Latest revision as of 17:42, 25 May 2021

Various rectangular pulses

We consider here a multitude of symmetrical rectangular functions  $x_k(t)$.  The individual rectangles differ in amplitudes (heights)

$$A_k = k \cdot A$$

and different pulse durations (widths)

$$T_k = T/k.$$

Let  $k$  be any positive value.

  • The rectangular pulse  $x_1(t)$  shown in red has the amplitude   $A_1 = {A} = 2 \,\text{V}$  and the duration  $T_1 = {T} = 500 \,µ\text{s}$.
  • The pulse  $x_2(t)$ shown in blue is half as wide  ⇒   $T_2 =250 \,µ\text{s}$, but twice as high   ⇒   $A_2 = 4 \text{ V}$.





Hints:

  • This task belongs to the chapter  Special Cases of Pulses.
  • Use one of the functions  $\text{si}(x) = \sin(x)/x$  or  $\text{sinc}(x) = \sin(\pi x)/(\pi x)$.
  • You can check your results using the two interactive applets 
Pulses and Spectra,
Frequency & Impulse Responses.



Questions

1

Which of the following statements are true regarding the spectrum  $X_1(f)$?

The spectral value  $X_1(f = 0)$  is equal to  $10^{–3} \,\text{V/Hz}$.
$X_1(f)$  has zeros at the interval of  $2 \,\text{kHz}$.
$X_1(f)$  has zeros at the interval of  $4 \,\text{kHz}$.

2

Which of the following statements are true regarding the spectrum  $X_2(f)$?

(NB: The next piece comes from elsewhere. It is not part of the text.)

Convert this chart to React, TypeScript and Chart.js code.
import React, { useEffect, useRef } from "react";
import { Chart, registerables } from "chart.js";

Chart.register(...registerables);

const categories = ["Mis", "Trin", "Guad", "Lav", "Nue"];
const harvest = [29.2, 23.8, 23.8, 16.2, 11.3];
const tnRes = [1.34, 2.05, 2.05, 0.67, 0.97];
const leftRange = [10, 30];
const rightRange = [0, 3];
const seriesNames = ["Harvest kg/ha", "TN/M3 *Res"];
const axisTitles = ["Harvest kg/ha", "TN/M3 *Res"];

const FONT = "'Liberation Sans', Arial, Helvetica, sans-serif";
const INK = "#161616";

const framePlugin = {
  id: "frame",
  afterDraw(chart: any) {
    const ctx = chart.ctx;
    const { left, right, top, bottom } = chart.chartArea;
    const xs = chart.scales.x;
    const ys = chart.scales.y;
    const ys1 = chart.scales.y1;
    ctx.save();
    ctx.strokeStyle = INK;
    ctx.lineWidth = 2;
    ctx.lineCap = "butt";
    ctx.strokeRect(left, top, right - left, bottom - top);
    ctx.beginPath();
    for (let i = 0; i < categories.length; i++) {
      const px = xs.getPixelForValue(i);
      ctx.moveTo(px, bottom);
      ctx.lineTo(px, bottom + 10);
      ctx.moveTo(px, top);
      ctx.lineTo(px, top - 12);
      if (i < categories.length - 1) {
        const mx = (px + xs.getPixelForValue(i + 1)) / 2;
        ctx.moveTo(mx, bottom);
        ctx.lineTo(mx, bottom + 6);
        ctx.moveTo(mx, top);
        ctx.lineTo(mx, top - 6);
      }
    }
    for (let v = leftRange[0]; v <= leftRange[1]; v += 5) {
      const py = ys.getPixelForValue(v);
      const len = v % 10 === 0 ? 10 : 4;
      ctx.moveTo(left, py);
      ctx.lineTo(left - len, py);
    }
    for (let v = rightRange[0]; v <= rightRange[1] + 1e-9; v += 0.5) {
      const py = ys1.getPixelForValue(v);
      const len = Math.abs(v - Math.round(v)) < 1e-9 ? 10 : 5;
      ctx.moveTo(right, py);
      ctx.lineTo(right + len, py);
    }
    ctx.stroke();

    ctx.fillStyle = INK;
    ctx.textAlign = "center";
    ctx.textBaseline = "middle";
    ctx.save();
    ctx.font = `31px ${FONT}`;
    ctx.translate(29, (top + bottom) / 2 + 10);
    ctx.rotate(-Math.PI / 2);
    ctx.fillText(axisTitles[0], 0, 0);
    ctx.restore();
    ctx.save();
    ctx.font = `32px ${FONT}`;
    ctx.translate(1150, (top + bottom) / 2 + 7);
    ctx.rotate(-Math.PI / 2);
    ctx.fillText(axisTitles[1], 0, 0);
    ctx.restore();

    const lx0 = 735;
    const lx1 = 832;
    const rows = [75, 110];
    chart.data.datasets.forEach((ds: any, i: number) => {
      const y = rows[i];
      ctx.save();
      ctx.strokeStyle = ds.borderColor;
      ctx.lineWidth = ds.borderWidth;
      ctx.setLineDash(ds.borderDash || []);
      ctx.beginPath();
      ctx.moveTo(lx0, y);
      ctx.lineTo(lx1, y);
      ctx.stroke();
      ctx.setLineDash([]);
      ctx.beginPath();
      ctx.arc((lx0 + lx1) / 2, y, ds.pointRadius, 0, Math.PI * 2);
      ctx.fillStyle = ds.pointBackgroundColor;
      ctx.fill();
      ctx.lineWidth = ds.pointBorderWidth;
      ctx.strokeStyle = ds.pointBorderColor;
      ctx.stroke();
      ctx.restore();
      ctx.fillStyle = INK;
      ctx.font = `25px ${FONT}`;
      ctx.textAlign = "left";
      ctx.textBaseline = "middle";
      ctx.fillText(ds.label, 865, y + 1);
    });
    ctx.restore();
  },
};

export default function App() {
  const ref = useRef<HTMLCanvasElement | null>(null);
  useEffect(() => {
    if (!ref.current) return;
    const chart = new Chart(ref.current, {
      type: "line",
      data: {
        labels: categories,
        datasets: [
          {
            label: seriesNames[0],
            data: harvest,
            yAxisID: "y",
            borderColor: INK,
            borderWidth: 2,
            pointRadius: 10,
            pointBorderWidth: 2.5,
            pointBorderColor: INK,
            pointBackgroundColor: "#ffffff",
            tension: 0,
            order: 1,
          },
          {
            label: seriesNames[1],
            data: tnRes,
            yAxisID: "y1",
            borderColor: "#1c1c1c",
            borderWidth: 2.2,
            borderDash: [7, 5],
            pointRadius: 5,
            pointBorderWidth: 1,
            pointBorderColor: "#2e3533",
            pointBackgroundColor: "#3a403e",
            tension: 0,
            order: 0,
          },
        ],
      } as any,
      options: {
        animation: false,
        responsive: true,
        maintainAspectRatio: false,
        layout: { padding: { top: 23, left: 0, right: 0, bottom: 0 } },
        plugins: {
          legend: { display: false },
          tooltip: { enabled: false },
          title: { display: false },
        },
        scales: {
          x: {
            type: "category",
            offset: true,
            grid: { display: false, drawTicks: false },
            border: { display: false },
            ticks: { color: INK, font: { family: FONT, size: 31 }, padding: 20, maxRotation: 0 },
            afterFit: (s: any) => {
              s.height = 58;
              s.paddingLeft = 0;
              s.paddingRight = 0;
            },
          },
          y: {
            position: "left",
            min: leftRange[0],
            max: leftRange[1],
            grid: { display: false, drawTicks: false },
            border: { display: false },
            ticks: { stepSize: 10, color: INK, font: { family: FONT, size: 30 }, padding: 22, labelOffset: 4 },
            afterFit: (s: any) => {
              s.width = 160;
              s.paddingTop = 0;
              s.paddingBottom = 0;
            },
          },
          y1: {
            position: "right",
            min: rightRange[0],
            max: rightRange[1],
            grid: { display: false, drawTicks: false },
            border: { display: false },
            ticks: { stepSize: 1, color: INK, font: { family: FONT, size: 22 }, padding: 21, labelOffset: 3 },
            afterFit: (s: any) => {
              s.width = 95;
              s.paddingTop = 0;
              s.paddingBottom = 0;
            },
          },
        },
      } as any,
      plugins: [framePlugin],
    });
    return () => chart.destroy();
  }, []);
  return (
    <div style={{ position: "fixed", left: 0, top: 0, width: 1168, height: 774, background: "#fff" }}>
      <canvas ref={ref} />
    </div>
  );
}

The spectral value is  $X_2(f = 0)$  is equal to  $10^{–3} \,\text{V/Hz}$.
$X_2(f)$  has zeros at the interval of  $2\, \text{kHz}$.
$X_2(f)$  has zeros at the interval of  $4 \,\text{kHz}$.

3

Let  $k = 10$.  Calculate the frequency  $f_{10}$  of the first zero and the spectral value at  $f = 2 \,\text{kHz}$.

$f_{10} \ = \ $

 $\text{kHz}$
$X_{10}(f = 2 \text{kHz})\ = \ $

 $\text{mV/Hz}$

4

What is the spectral value at  $f = 2 \,\text{kHz}$  in the limiting case  $k \rightarrow \infty$?  Interpret the result.

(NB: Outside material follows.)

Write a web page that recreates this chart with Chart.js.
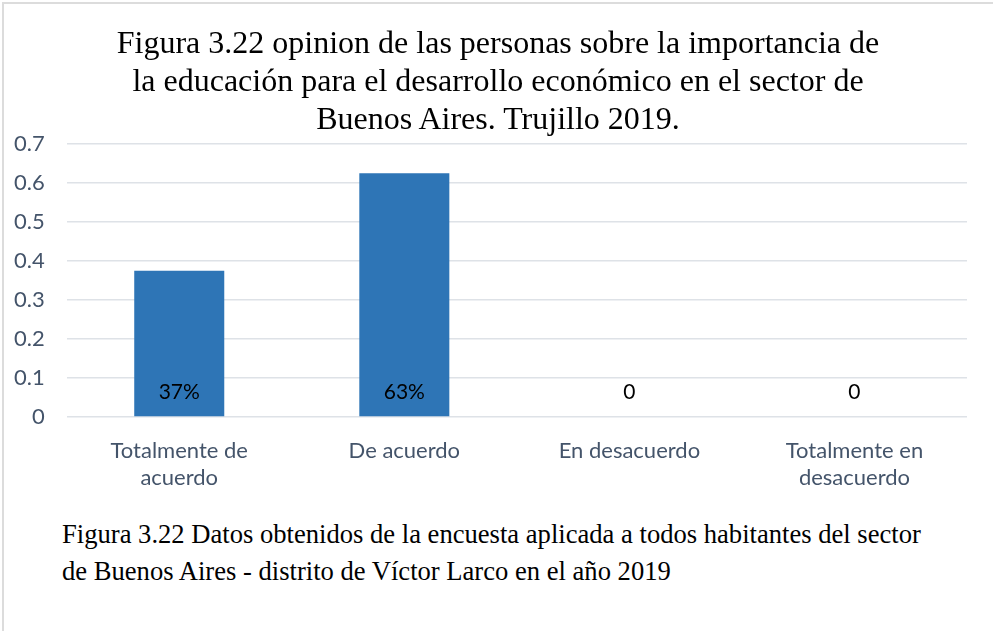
<!DOCTYPE html>
<html>
<head>
<meta charset="utf-8">
<script src="https://cdn.jsdelivr.net/npm/chart.js@4/dist/chart.umd.min.js"></script>
<style>
  html, body { margin: 0; padding: 0; background: #fff; }
  #wrap { position: relative; width: 993px; height: 631px; overflow: hidden; }
  #marco {
    position: absolute; left: 2px; top: 2px; right: -10px; bottom: -10px;
    border-top: 2px solid #dcdcdc; border-left: 2px solid #dcdcdc;
  }
  #grafico { position: absolute; left: 0; top: 0; }
  #titulo {
    position: absolute; left: 0; top: 23px; width: 996px; margin: 0; text-align: center;
    font-family: 'Liberation Serif', 'Times New Roman', serif; font-size: 32px; font-weight: normal;
    line-height: 38px; color: #000;
  }
  #nota {
    position: absolute; left: 62px; top: 516px; margin: 0;
    font-family: 'Liberation Serif', 'Times New Roman', serif; font-size: 26.6px;
    line-height: 37px; color: #000; white-space: nowrap;
  }
</style>
</head>
<body>
<div id="wrap">
  <div id="marco"></div>
  <canvas id="grafico" width="993" height="503"></canvas>
  <h1 id="titulo"></h1>
  <p id="nota">Figura 3.22 Datos obtenidos de la encuesta aplicada a todos habitantes del sector<br>de Buenos Aires - distrito de Víctor Larco en el año 2019</p>
</div>
<script>
// Datos
const categorias = [['Totalmente de', 'acuerdo'], 'De acuerdo', 'En desacuerdo', ['Totalmente en', 'desacuerdo']];
const valores = [0.375, 0.625, 0, 0];
const etiquetas = ['37%', '63%', '0', '0'];
const titulo = [
  'Figura 3.22 opinion de las personas sobre la importancia de',
  'la educación para el desarrollo económico en el sector de',
  'Buenos Aires. Trujillo 2019.'
];

// título como texto real
const tituloEl = document.getElementById('titulo');
titulo.forEach((linea, i) => {
  if (i > 0) tituloEl.appendChild(document.createElement('br'));
  tituloEl.appendChild(document.createTextNode(linea));
});

// etiquetas de datos cerca de la base de la barra
const etiquetasPlugin = {
  id: 'etiquetas',
  afterDatasetsDraw(chart) {
    const ctx = chart.ctx;
    const meta = chart.getDatasetMeta(0);
    const y0 = chart.scales.y.getPixelForValue(0);
    ctx.save();
    ctx.font = "21px Lato, 'Open Sans', sans-serif";
    ctx.fillStyle = '#000';
    ctx.textAlign = 'center';
    ctx.textBaseline = 'middle';
    meta.data.forEach((bar, i) => {
      ctx.fillText(etiquetas[i], bar.x, y0 - 25);
    });
    ctx.restore();
  }
};

new Chart(document.getElementById('grafico').getContext('2d'), {
  type: 'bar',
  data: {
    labels: categorias,
    datasets: [{
      data: valores,
      backgroundColor: '#2e75b6',
      barPercentage: 0.4,
      categoryPercentage: 1.0
    }]
  },
  options: {
    responsive: false,
    animation: false,
    layout: { padding: { left: 14, right: 26, top: 144, bottom: 0 } },
    plugins: {
      legend: { display: false },
      tooltip: { enabled: false },
      title: { display: false }
    },
    scales: {
      x: {
        grid: { display: false },
        border: { display: false },
        ticks: { color: '#44546a', font: { family: "Lato, 'Open Sans', sans-serif", size: 22, lineHeight: 1.23 }, padding: 12, maxRotation: 0 },
        // sin margen extra para la primera/última etiqueta
        afterFit: (s) => { s.paddingLeft = 0; s.paddingRight = 0; }
      },
      y: {
        min: 0, max: 0.7,
        ticks: { stepSize: 0.1, color: '#44546a', font: { family: "Lato, 'Open Sans', sans-serif", size: 22 }, padding: 22 },
        grid: { color: '#dee2e7', lineWidth: 1.5, drawTicks: false },
        border: { display: false },
        // el padding solo entre etiqueta y rejilla
        afterFit: (s) => { s.width -= s.options.ticks.padding; }
      }
    }
  },
  plugins: [etiquetasPlugin]
});
</script>
</body>
</html>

$X_{\infty}(f = 2 \,\text{kHz})\ = \ $

 $\text{mV/Hz}$


Solutions

(1)  The proposed solutions 1 and 2 are correct:

  • The spectral value at frequency  $f = 0$  is always equal to the area under the time function according to  the first Fourier integral :
$$X( f ) = \int_{ - \infty }^{ + \infty } {x( t )} \cdot {\rm{e}}^{ - {\rm{j2\pi }}ft} \hspace{0.1cm} {\rm d}t \hspace{0.5cm} \Rightarrow \hspace{0.5cm} \;X( {f = 0} ) = \int_{ - \infty }^{ + \infty } {x( t )}\hspace{0.1cm} {\rm d}t.$$
  • In the present case, the pulse area is always  $A \cdot T = 10^{–3} \,\text{Vs} = 1\, \text{mV/Hz}$.
  • Because of  $T_1 = 500 \,µ\text{s}$  the spectrum  $X_1(f)$  has zero crossings at the interval  $f_1 = 1/T_1 = 2 \,\text{kHz}$ .

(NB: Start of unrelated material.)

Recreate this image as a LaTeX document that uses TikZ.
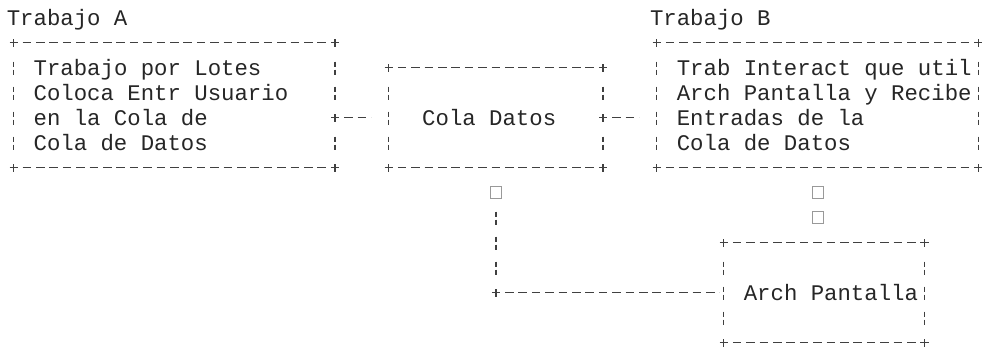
\documentclass[tikz,border=0pt]{standalone}
\usepackage{fontspec}
\newfontfamily\mono{Liberation Mono}

\tikzset{
  trazo/.style={draw=black!75, line width=0.95pt},
  hline/.style={trazo, dash pattern=on 6.4pt off 3.65pt, dash phase=3.2pt},
  vline/.style={trazo, dash pattern=on 4.125pt off 1.725pt on 4.125pt off 8.775pt,
    dash phase=10.5pt, shorten <=6pt, shorten >=6pt},
  caja/.style={rectangle, inner sep=0pt, outer sep=0pt},
  texto/.style={anchor=base west, inner sep=0pt, outer sep=0pt, align=left,
    text width=260pt, text=black!85,
    font={\mono\fontsize{16.75pt}{18.75pt}\selectfont},
    execute at begin node={\spaceskip=10.05pt\relax\xspaceskip=10.05pt\relax}},
  tofu/.style={draw=black!40, line width=0.5pt, minimum width=8pt, minimum height=9pt, inner sep=0pt},
  cruz/.pic={\draw[trazo] (-3pt,0) -- (3pt,0) (0,-3pt) -- (0,3pt);}
}

\begin{document}
\begin{tikzpicture}[x=10.05pt, y=-18.75pt]
		\fill[white] (-1.0075,-0.708) rectangle (72.575,13.172);
		\useasboundingbox (-1.0075,-0.708) rectangle (72.575,13.172);
		% Boxes (one column = one character cell, one row = one text line):
		\node[caja, minimum width=241.2pt, minimum height=93.75pt] (trabA) at (12, 3.5){};
		\node[caja, minimum width=160.8pt, minimum height=75pt] (cola) at (36, 4){};
		\node[caja, minimum width=241.2pt, minimum height=93.75pt] (trabB) at (60, 3.5){};
		\node[caja, minimum width=150.75pt, minimum height=75pt] (arch) at (60.5, 11){};
		% Texts:
		\node[texto] (tituloA) at (-0.5, 0.3){Trabajo A};
		\node[texto] (tituloB) at (47.5, 0.3){Trabajo B};
		\node[texto] (textoA) at (1.5, 2.3){Trabajo por Lotes\\Coloca Entr Usuario\\en la Cola de\\Cola de Datos};
		\node[texto] (textoCola) at (30.5, 4.3){Cola Datos};
		\node[texto] (textoB) at (49.5, 2.3){Trab Interact que util\\Arch Pantalla y Recibe\\Entradas de la\\Cola de Datos};
		\node[texto] (textoArch) at (54.5, 11.3){Arch Pantalla};
		% Missing-glyph marks:
		\node[tofu] (puntaCola) at (36, 7){};
		\node[tofu] (puntaB1) at (60, 7){};
		\node[tofu] (puntaB2) at (60, 8){};
		% Borders:
		\foreach \b in {trabA, cola, trabB, arch}{
			\draw[hline] (\b.north west) -- (\b.north east);
			\draw[hline] (\b.south west) -- (\b.south east);
			\draw[vline] (\b.north west) -- (\b.south west);
			\foreach \c in {north west, north east, south west, south east}
				\pic at (\b.\c) {cruz};
		}
		\draw[vline] (trabB.north east) -- (trabB.south east);
		\draw[vline] (arch.north east) -- (arch.south east);
		% Joints and wires:
		\coordinate (jA) at (cola.west -| trabA.east);
		\coordinate (jD) at (puntaCola |- arch.west);
		\draw[vline] (trabA.north east) -- (jA);
		\draw[vline] (jA) -- (trabA.south east);
		\draw[vline] (cola.north east) -- (cola.east);
		\draw[vline] (cola.east) -- (cola.south east);
		\draw[hline, shorten >=13.25pt] (jA) -- (cola.west);
		\draw[hline, shorten >=13.25pt] (cola.east) -- (cola.east -| trabB.west);
		\draw[vline] (puntaCola.center) -- (jD);
		\draw[hline, shorten >=3.2pt] (jD) -- (arch.west);
		\pic at (jA) {cruz};
		\pic at (cola.east) {cruz};
		\pic at (jD) {cruz};
	\end{tikzpicture}
\end{document}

(2)  The proposed solutions 1 and 3 are correct:

  • Due to equal pulse areas, the spectral value is not changed at the frequency  $f = 0$ .
  • The equidistant zero crossings now occur at the interval  $f_2 = 1/T_2 = 4 \,\text{kHz}$.


(3)  Zero crossings occur at multiples of  $f_{10} = 1/T_{10} = 20 \,\text{kHz}$, and the spectral function is:

$$X_{10} ( f ) = X_0 \cdot {\mathop{\rm si}\nolimits} ( {{\rm{\pi }}f/f_{10} } ).$$
  • At frequency  $f = 2 \,\text{kHz}$   the argument of the  $\rm si$-function is equal to  $\pi/10$  $($or  $18^{\circ})$:
$$X_{10} ( {f = 2\;{\rm{kHz}}}) = 10^{ - 3} \;{\rm{V/Hz}} \cdot \frac{{\sin ( {18^\circ } )}}{{{\rm{\pi /10}}}} \hspace{0.15 cm}\underline{= 0.984 \;{\rm{mV/Hz}}}{\rm{.}}$$

  (4)  In the limiting case  $k \rightarrow \infty$  the then infinitely high and infinitely narrow  Rectangular pulse  changes into the  Dirac delta impulse.

  • Its spectrum is constant for all frequencies.
  • Thus the spectral value  $X_{\infty}(f = 2 \,\text{kHz})\hspace{0.15 cm}\underline{=1 \text{ mV/Hz}}$  also applies at the frequency   $f = 2 \,\text{kHz}$ .